Is Sa House Price Inflation Showing Signs Of Slowing?

The South African property market continues to show some resilience despite the global Covid-19 pandemic.  According to Lightstone’s Residential Property Index for May 2021, Residential property price growth continues to accelerate with all provincial indices in an upward trajectory.”   The current national inflation increased by 0.3% from the previous month to 4.9% as at end May.  In contrast, the national house price inflation was 2.42% at the end of May 2020.  Gauteng province has seen an increase of 3.2% in comparison to May 2020, with a current inflation status of 4.4%.  In terms of property inflation, “the lower value segments continue to outperform their higher value counterparts”; 8.7% in comparison to 4.3% respectively.  Interestingly, demand for property in the lower value band has dampened in the last year, as a result of low prime lending rates and favourable lending environment positively impacting affordability and enabling many homebuyers to comfortably enter the middle- and upper-value market.

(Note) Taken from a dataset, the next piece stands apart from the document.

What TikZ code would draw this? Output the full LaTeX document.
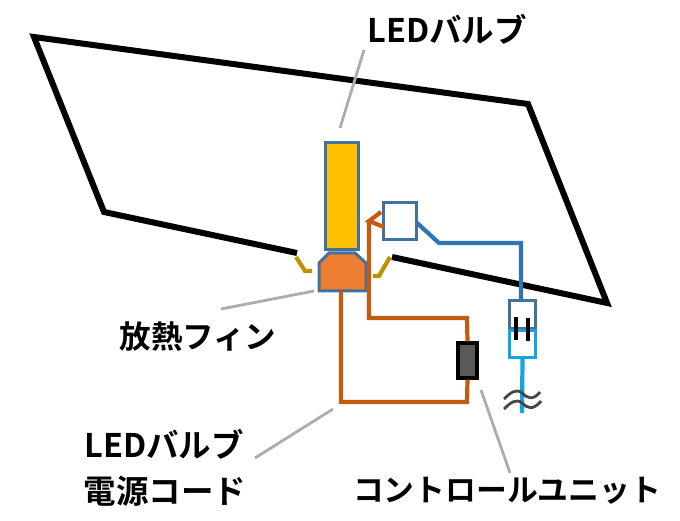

However, FNB’s House Price Index for June 2021 showed annual house price appreciation slowed for the first time in 11 consecutive months, from 4.6% in April to 4.1% in May.  Other indicators support the fact that the stagnating price growth may signal demand is tempering - having peaked in the second half of 2020 and first quarter of 2021.  Data shows that both buyers’ demand for housing and the number of mortgage applications declined in recent months.  This coincides with Rode’s forecast in April that the residential market was showing early signs that prices were “trending sideways”.  In January and February of this year, house prices outpaced consumer inflation - an encouraging sign as they had been declining in real terms for several years.  However, the impact of rising unemployment and the loss of household income following stringent lockdown restrictions appears to be curbing demand growth, despite the favourable homebuying environment resulting from record low interest rates.  

 

Industry experts believe that the residential property market remains one of the country’s more resilient sectors, bucking economic sector trends by rebounding earlier than expected and improving steadily into 2021 when many economists predicted prices would plummet.  Although the surge in industry activity in the second half of 2020 could be attributed to pent-up demand as a response to lockdown restrictions and record-low interest rates, there are still indications that home-buying activity is robust, even if overall demand is “gradually dissipating”.

 

FNB maintains that market strength indices remain above pre-pandemic levels, indicating that the lower interest rates continue to bolster market sentiment.  Housing loans continue to rise, with April marking 5.6% growth in mortgage lending, up from 4.4% in March.  In addition, the loan-to-price (LTP) ratios have risen steadily since 2017, driven by competition between the banks to secure loan business, and indicate financial institutions’ sustained appetite to finance a larger portion of the purchase price.  This bodes well for first-time buyers looking to enter the market and existing buyers upgrading to the middle- to upper-value segments (where data reveals most of the credit is funding).

 

The South African Reserve Bank, the country’s central bank, held the repo rate at 3.5% in May – its lowest level since its introduction in 1998.  The Monetary Policy Committee (MPC) unanimously agreed that the decision to leave the repo rate unchanged was necessary to support the ailing economy and financially distressed South Africans.  In his statement, SARB governor Lesetja Kganyago affirmed that “[m]onetary policy continues to be accommodative, keeping financial conditions supportive of credit demand as the economy recovers from the pandemic and associated lockdowns.”  Kganyago stressed that additional steps were necessary to enhance the policy’s effectiveness and highlighted the growing inflation risks.  While the MPC recognises the need to provide monetary policy accommodation for as long as possible, economists expect the central bank to begin raising local interest rates towards the end of 2021/beginning of 2022 to balance supporting the fragile economy and curbing rising consumer inflation.  Statistics SA reported that annual consumer inflation eased to 4.9% in June after accelerating sharply to 5.2% in May – the highest reading since November 2018.  Although still within the midpoint of the central bank’s 3%-6% target range, the readings recorded for the last three months have averaged above the bank’s expected headline consumer inflation of 4.2% for 2021.